DATA SECTION:
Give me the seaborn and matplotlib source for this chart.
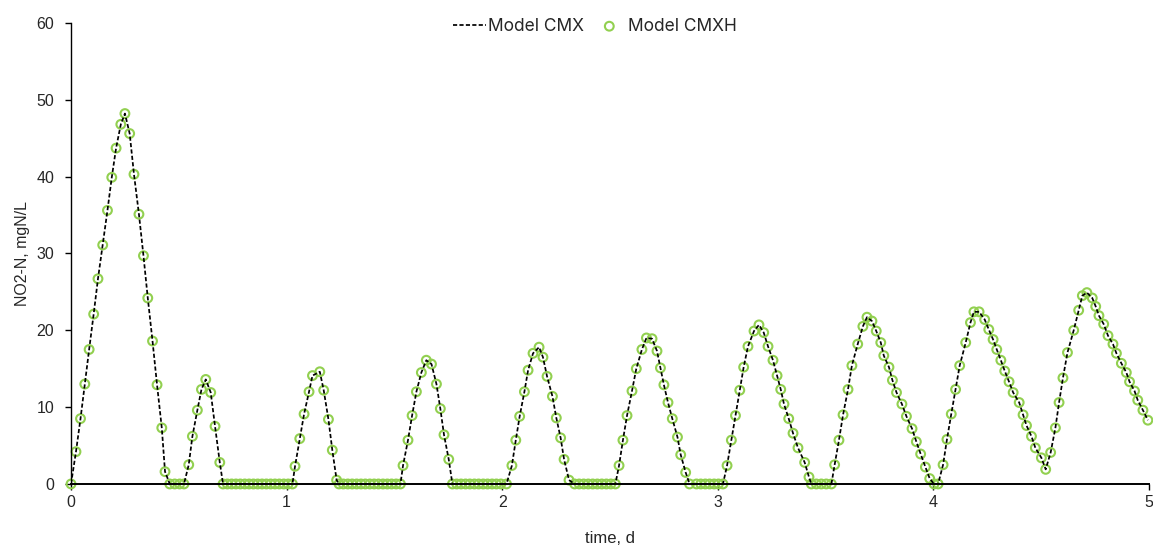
---
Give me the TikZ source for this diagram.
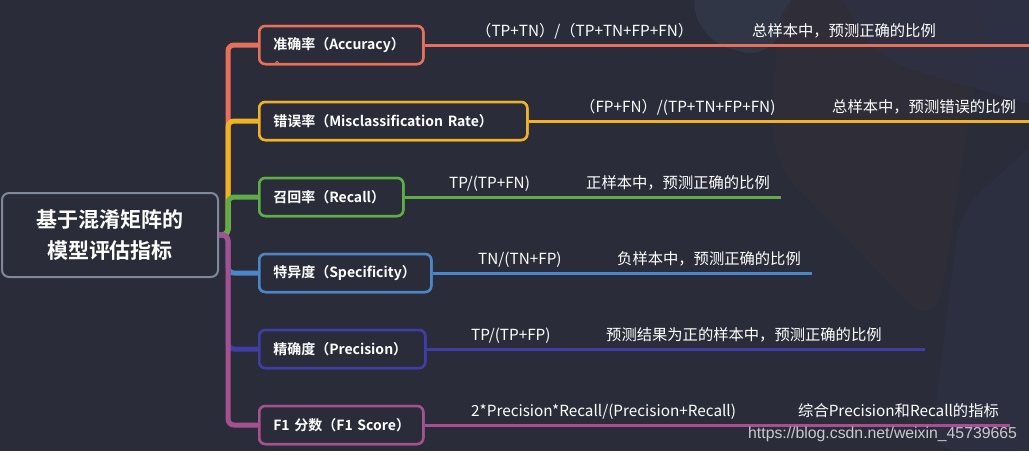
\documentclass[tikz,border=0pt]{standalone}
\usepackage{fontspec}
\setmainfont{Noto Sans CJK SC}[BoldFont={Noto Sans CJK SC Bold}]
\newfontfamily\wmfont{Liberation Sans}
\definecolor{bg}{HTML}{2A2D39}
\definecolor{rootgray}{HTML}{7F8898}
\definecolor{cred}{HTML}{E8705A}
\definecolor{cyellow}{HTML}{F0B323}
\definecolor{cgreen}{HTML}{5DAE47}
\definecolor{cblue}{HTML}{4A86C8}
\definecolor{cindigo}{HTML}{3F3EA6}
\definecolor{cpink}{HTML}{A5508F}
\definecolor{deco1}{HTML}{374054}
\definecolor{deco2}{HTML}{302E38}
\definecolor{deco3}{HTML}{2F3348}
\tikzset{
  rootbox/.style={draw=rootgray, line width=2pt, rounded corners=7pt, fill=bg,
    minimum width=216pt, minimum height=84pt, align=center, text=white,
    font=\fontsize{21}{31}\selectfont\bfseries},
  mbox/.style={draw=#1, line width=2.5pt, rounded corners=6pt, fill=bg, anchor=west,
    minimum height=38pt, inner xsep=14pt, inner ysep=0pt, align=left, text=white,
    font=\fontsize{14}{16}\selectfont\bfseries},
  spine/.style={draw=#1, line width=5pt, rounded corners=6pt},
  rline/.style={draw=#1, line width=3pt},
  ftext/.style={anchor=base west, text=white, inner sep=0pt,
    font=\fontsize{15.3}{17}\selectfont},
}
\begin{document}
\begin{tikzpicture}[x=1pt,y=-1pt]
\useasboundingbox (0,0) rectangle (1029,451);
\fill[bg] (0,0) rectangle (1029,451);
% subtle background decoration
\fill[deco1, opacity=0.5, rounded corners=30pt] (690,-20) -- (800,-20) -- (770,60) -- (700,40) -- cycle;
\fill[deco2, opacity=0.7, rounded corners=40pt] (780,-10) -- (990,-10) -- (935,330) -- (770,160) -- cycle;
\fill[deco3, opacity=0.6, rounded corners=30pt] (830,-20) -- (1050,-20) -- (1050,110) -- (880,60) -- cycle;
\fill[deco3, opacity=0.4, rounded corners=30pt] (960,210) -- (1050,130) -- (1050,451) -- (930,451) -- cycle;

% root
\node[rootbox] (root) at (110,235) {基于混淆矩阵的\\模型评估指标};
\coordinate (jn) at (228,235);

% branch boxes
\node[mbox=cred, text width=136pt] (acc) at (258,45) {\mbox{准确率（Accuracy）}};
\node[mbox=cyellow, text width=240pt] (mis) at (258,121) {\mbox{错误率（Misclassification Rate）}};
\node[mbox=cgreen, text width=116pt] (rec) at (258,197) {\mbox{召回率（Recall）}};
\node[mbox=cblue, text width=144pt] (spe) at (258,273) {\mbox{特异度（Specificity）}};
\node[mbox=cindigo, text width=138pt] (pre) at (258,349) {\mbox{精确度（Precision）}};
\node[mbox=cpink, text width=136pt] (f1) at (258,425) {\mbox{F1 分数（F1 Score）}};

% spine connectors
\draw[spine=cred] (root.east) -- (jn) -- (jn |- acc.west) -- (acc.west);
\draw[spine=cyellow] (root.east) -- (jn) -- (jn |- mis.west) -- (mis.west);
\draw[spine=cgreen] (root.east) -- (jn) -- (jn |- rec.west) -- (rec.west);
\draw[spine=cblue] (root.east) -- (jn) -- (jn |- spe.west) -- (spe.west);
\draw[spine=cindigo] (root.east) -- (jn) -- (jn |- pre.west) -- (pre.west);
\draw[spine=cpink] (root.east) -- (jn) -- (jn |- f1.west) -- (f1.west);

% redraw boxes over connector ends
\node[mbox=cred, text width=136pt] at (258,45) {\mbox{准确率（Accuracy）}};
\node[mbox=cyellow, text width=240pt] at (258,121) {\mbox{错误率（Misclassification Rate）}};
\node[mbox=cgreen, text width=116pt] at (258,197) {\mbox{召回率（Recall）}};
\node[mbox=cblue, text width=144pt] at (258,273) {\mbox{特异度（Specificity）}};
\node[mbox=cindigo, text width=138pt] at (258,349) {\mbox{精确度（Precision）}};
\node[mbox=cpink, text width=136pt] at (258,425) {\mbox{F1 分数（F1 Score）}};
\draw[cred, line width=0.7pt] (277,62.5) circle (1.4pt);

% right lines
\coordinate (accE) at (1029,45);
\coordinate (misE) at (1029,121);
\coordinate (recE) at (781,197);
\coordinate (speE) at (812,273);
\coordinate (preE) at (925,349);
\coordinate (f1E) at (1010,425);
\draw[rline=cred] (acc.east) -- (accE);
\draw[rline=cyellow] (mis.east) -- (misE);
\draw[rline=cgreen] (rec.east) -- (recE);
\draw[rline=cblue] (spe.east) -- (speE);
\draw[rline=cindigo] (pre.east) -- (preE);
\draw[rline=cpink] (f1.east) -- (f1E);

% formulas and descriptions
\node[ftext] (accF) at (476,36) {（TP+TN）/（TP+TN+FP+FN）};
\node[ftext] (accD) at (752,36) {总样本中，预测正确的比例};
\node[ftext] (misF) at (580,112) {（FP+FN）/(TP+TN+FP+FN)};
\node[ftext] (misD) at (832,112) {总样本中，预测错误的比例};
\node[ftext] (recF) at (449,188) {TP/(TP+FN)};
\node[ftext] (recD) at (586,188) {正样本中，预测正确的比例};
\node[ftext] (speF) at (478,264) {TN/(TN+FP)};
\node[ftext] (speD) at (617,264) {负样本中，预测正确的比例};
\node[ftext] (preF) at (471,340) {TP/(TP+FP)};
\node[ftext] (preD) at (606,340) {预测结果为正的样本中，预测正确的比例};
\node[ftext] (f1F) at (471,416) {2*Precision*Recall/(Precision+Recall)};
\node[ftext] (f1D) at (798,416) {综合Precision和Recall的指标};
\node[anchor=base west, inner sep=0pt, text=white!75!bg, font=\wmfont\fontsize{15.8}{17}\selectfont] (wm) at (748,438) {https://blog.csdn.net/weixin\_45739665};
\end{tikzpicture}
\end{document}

WHAT NEEDS TO BE DONE:
Select from the material above each line in which the string "this" appears, and list those lines.

TASK RESPONSE:
Give me the seaborn and matplotlib source for this chart.
Give me the TikZ source for this diagram.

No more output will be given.